+++ Material provided +++

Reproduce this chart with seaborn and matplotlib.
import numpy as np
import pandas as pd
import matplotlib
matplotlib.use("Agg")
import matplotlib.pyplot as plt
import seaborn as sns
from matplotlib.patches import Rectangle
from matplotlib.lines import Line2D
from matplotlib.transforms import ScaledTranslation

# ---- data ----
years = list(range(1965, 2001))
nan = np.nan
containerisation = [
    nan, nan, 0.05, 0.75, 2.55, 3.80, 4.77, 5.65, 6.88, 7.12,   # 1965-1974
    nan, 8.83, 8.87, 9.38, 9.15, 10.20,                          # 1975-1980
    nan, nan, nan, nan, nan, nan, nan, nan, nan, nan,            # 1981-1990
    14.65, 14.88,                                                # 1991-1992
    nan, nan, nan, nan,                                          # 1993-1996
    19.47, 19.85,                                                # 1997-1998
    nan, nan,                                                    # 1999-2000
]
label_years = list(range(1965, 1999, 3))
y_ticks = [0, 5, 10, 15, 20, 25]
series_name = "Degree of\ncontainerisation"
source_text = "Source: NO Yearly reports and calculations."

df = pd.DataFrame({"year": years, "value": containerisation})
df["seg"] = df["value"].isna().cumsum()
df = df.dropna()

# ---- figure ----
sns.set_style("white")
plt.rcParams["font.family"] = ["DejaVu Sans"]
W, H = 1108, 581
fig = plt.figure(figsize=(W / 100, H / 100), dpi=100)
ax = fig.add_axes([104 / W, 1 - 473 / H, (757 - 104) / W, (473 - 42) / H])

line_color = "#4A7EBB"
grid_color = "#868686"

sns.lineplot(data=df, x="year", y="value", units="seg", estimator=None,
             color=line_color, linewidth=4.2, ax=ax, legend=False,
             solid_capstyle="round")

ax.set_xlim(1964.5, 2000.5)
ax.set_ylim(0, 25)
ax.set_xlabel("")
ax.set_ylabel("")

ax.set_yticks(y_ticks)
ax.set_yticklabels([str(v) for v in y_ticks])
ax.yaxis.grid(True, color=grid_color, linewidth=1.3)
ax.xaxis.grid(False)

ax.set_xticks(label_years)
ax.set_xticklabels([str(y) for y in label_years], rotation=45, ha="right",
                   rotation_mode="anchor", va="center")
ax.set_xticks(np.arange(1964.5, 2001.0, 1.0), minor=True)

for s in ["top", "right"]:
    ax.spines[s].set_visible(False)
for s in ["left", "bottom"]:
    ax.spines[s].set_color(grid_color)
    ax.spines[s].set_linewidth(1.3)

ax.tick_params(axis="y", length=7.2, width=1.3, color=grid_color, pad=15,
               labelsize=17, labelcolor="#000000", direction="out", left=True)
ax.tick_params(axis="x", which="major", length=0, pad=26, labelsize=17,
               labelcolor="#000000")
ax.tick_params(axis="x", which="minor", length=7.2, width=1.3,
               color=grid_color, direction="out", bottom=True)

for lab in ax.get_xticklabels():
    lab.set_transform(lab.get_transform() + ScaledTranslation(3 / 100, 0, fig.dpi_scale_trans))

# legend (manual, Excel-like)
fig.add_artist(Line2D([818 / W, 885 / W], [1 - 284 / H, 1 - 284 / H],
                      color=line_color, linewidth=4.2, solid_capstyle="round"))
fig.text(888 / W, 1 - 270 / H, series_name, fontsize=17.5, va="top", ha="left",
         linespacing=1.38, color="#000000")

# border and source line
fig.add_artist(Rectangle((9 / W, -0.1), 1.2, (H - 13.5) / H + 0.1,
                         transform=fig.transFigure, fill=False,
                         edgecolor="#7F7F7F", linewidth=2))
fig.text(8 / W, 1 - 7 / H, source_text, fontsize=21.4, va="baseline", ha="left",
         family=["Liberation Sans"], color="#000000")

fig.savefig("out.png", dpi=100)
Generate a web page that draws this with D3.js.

+++

[What is expected] Write down all the entries again without a single difference.

[Solution for this task]
Reproduce this chart with seaborn and matplotlib.
import numpy as np
import pandas as pd
import matplotlib
matplotlib.use("Agg")
import matplotlib.pyplot as plt
import seaborn as sns
from matplotlib.patches import Rectangle
from matplotlib.lines import Line2D
from matplotlib.transforms import ScaledTranslation

# ---- data ----
years = list(range(1965, 2001))
nan = np.nan
containerisation = [
    nan, nan, 0.05, 0.75, 2.55, 3.80, 4.77, 5.65, 6.88, 7.12,   # 1965-1974
    nan, 8.83, 8.87, 9.38, 9.15, 10.20,                          # 1975-1980
    nan, nan, nan, nan, nan, nan, nan, nan, nan, nan,            # 1981-1990
    14.65, 14.88,                                                # 1991-1992
    nan, nan, nan, nan,                                          # 1993-1996
    19.47, 19.85,                                                # 1997-1998
    nan, nan,                                                    # 1999-2000
]
label_years = list(range(1965, 1999, 3))
y_ticks = [0, 5, 10, 15, 20, 25]
series_name = "Degree of\ncontainerisation"
source_text = "Source: NO Yearly reports and calculations."

df = pd.DataFrame({"year": years, "value": containerisation})
df["seg"] = df["value"].isna().cumsum()
df = df.dropna()

# ---- figure ----
sns.set_style("white")
plt.rcParams["font.family"] = ["DejaVu Sans"]
W, H = 1108, 581
fig = plt.figure(figsize=(W / 100, H / 100), dpi=100)
ax = fig.add_axes([104 / W, 1 - 473 / H, (757 - 104) / W, (473 - 42) / H])

line_color = "#4A7EBB"
grid_color = "#868686"

sns.lineplot(data=df, x="year", y="value", units="seg", estimator=None,
             color=line_color, linewidth=4.2, ax=ax, legend=False,
             solid_capstyle="round")

ax.set_xlim(1964.5, 2000.5)
ax.set_ylim(0, 25)
ax.set_xlabel("")
ax.set_ylabel("")

ax.set_yticks(y_ticks)
ax.set_yticklabels([str(v) for v in y_ticks])
ax.yaxis.grid(True, color=grid_color, linewidth=1.3)
ax.xaxis.grid(False)

ax.set_xticks(label_years)
ax.set_xticklabels([str(y) for y in label_years], rotation=45, ha="right",
                   rotation_mode="anchor", va="center")
ax.set_xticks(np.arange(1964.5, 2001.0, 1.0), minor=True)

for s in ["top", "right"]:
    ax.spines[s].set_visible(False)
for s in ["left", "bottom"]:
    ax.spines[s].set_color(grid_color)
    ax.spines[s].set_linewidth(1.3)

ax.tick_params(axis="y", length=7.2, width=1.3, color=grid_color, pad=15,
               labelsize=17, labelcolor="#000000", direction="out", left=True)
ax.tick_params(axis="x", which="major", length=0, pad=26, labelsize=17,
               labelcolor="#000000")
ax.tick_params(axis="x", which="minor", length=7.2, width=1.3,
               color=grid_color, direction="out", bottom=True)

for lab in ax.get_xticklabels():
    lab.set_transform(lab.get_transform() + ScaledTranslation(3 / 100, 0, fig.dpi_scale_trans))

# legend (manual, Excel-like)
fig.add_artist(Line2D([818 / W, 885 / W], [1 - 284 / H, 1 - 284 / H],
                      color=line_color, linewidth=4.2, solid_capstyle="round"))
fig.text(888 / W, 1 - 270 / H, series_name, fontsize=17.5, va="top", ha="left",
         linespacing=1.38, color="#000000")

# border and source line
fig.add_artist(Rectangle((9 / W, -0.1), 1.2, (H - 13.5) / H + 0.1,
                         transform=fig.transFigure, fill=False,
                         edgecolor="#7F7F7F", linewidth=2))
fig.text(8 / W, 1 - 7 / H, source_text, fontsize=21.4, va="baseline", ha="left",
         family=["Liberation Sans"], color="#000000")

fig.savefig("out.png", dpi=100)
Generate a web page that draws this with D3.js.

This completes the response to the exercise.